We were successful -- business was strong and staff were performing, statistically-speaking.
But that first survey was really painful. Mr Hyams loves chatting to staff and when we were a smaller business, he knew everyone personally. Through the years, as the company grew, he says the saddest day was realising he did not know everyone by name. We all took the results of the survey a little personally, that is for sure. But we reminded ourselves that we are not scared of failure and that we should use this as an opportunity to put things right. After all, why ask if you are not going to listen?
MAKE A CHANGE
Fast forward to 2017. We have achieved Investors in People Gold, won a major industry award for 'Diversity and Inclusion' and we were ranked 46 in The Sunday Times 100 Best Companies to Work For -- an accolade indeed, given that the staff are the ones who influence this as they take part in anonymous surveys and questionnaires.
So what did we do right? We listened. We learned. And we responded.
Staff had told us they were not listened to, so we gave them a voice. Mr Hyams started coffee mornings -- informal chats with small groups of staff. Our operations director Connie Beasley started what she calls 'corridor chats'. She'll stop and ask people: How are you doing? Are you okay? Is there anything you need?

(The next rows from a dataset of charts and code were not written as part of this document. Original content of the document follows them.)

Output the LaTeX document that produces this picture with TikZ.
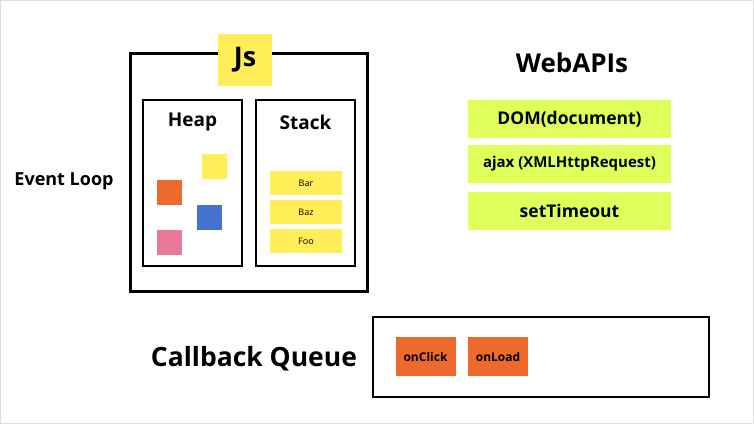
\documentclass[tikz,border=0pt]{standalone}
\usepackage{fontspec}
\setmainfont{Open Sans}
\usetikzlibrary{positioning}
\definecolor{jsyellow}{HTML}{FFEE58}
\definecolor{apilime}{HTML}{E0FF5A}
\definecolor{cborange}{HTML}{EE6A2C}
\definecolor{heapblue}{HTML}{4472D0}
\definecolor{heappink}{HTML}{EA7898}
\tikzset{
  panel/.style={draw, line width=2pt, minimum width=99pt, minimum height=166pt},
  title/.style={font=\bfseries\fontsize{19}{22}\selectfont},
  blob/.style={minimum size=25pt, inner sep=0pt},
  frame/.style={fill=jsyellow, minimum width=72pt, minimum height=24pt, inner sep=0pt, font=\fontsize{9}{10}\selectfont},
  api/.style={fill=apilime, minimum width=203pt, minimum height=38pt, inner sep=0pt},
  cb/.style={fill=cborange, minimum width=60pt, minimum height=39pt, inner sep=0pt, font=\bfseries\fontsize{12}{14}\selectfont}
}
\begin{document}
\begin{tikzpicture}[x=1pt, y=-1pt]
    \useasboundingbox (0,0) rectangle (754,424);
    \draw[gray!25] (0.5,0.5) rectangle (753.5,423.5);
    % js engine
    \node[draw, line width=3pt, minimum width=237pt, minimum height=238pt] (engine) at (248.5,172) {};
    \node[fill=jsyellow, minimum width=54pt, minimum height=52pt, inner sep=0pt, font=\bfseries\fontsize{27}{30}\selectfont] (js) at (245,60) {Js};
    \node[panel] (heap) at (192.5,183) {};
    \node[panel] (stack) at (305.5,183) {};
    \node[title] (heaplbl) at (192.5,122) {Heap};
    \node[title] (stacklbl) at (305.5,122) {Stack};
    % heap objects
    \node[blob, fill=jsyellow] (obj1) at (214.5,166.5) {};
    \node[blob, fill=cborange] (obj2) at (169.5,192.5) {};
    \node[blob, fill=heapblue] (obj3) at (209.5,217.5) {};
    \node[blob, fill=heappink] (obj4) at (169.5,242.5) {};
    % call stack
    \node[frame] (bar) at (306,183) {Bar};
    \node[frame] (baz) at (306,212) {Baz};
    \node[frame] (foo) at (306,241) {Foo};
    \node[font=\bfseries\fontsize{18}{21}\selectfont] (loop) at (64,181) {Event Loop};
    % web apis
    \node[font=\bfseries\fontsize{26}{30}\selectfont] (webapis) at (572,63) {WebAPIs};
    \node[api, font=\bfseries\fontsize{17.5}{20}\selectfont] (dom) at (569.5,119) {DOM(document)};
    \node[api, font=\bfseries\fontsize{15}{18}\selectfont] (ajax) at (569.5,164) {ajax (XMLHttpRequest)};
    \node[api, font=\bfseries\fontsize{17.5}{20}\selectfont] (timeout) at (569.5,211) {setTimeout};
    % callback queue
    \node[font=\bfseries\fontsize{26.5}{30}\selectfont] (cblbl) at (254,359) {Callback Queue};
    \node[draw, line width=2pt, minimum width=336pt, minimum height=80pt] (queue) at (541,357) {};
    \node[cb] (click) at (425.5,356.5) {onClick};
    \node[cb] (load) at (498,356.5) {onLoad};
\end{tikzpicture}
\end{document}
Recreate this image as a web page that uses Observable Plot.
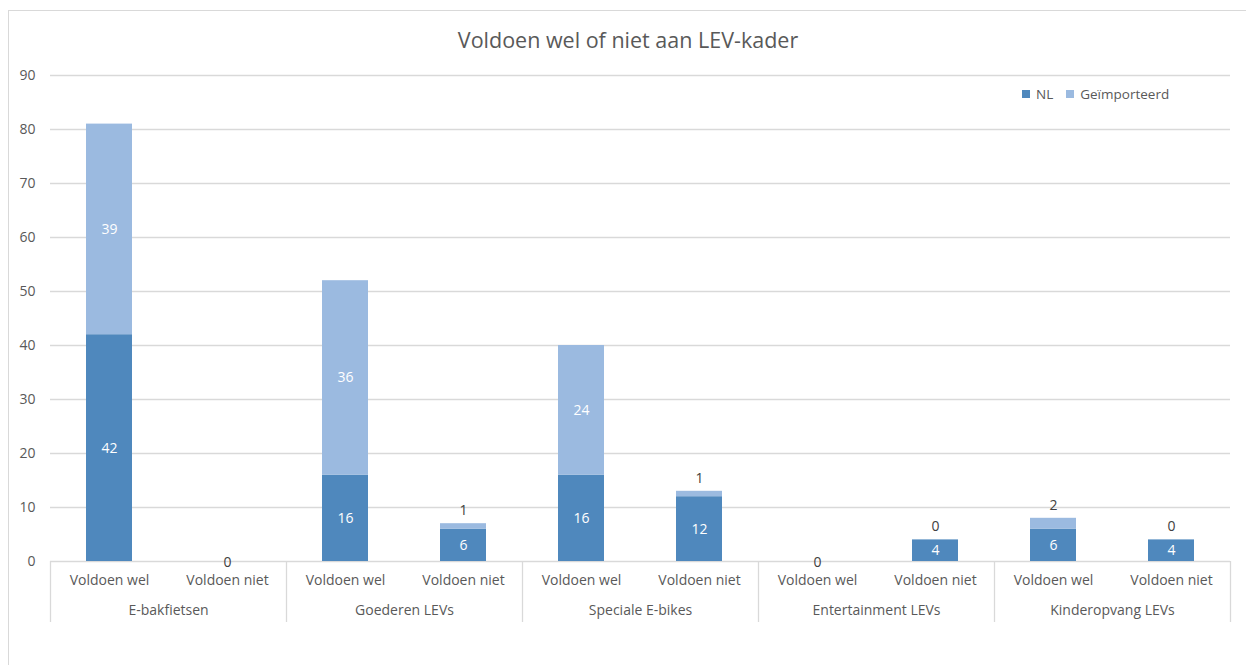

We launched Evolve, our model for enabling people to follow the career path they want, instead of forcing them to move into management roles to progress.
And we launched 'What really matters', a set of values that define who we are and what we believe in. So now we have a common purpose and these values are truly instilled in us all.
We have done the survey again year on year and we have seen an amazing improvement. Staff are engaged and happy. But there is always more we can do. Criticism, like praise, is a form of communication. Enabling staff to give feedback can motivate them to perform better.
I think that having a voice is like a release. Like: 'There I've said it now, so I can get on with my work'. It releases creativity and frees the person's brain. Criticism for us is a tool for continued learning, and I honestly believe it is making our business stronger.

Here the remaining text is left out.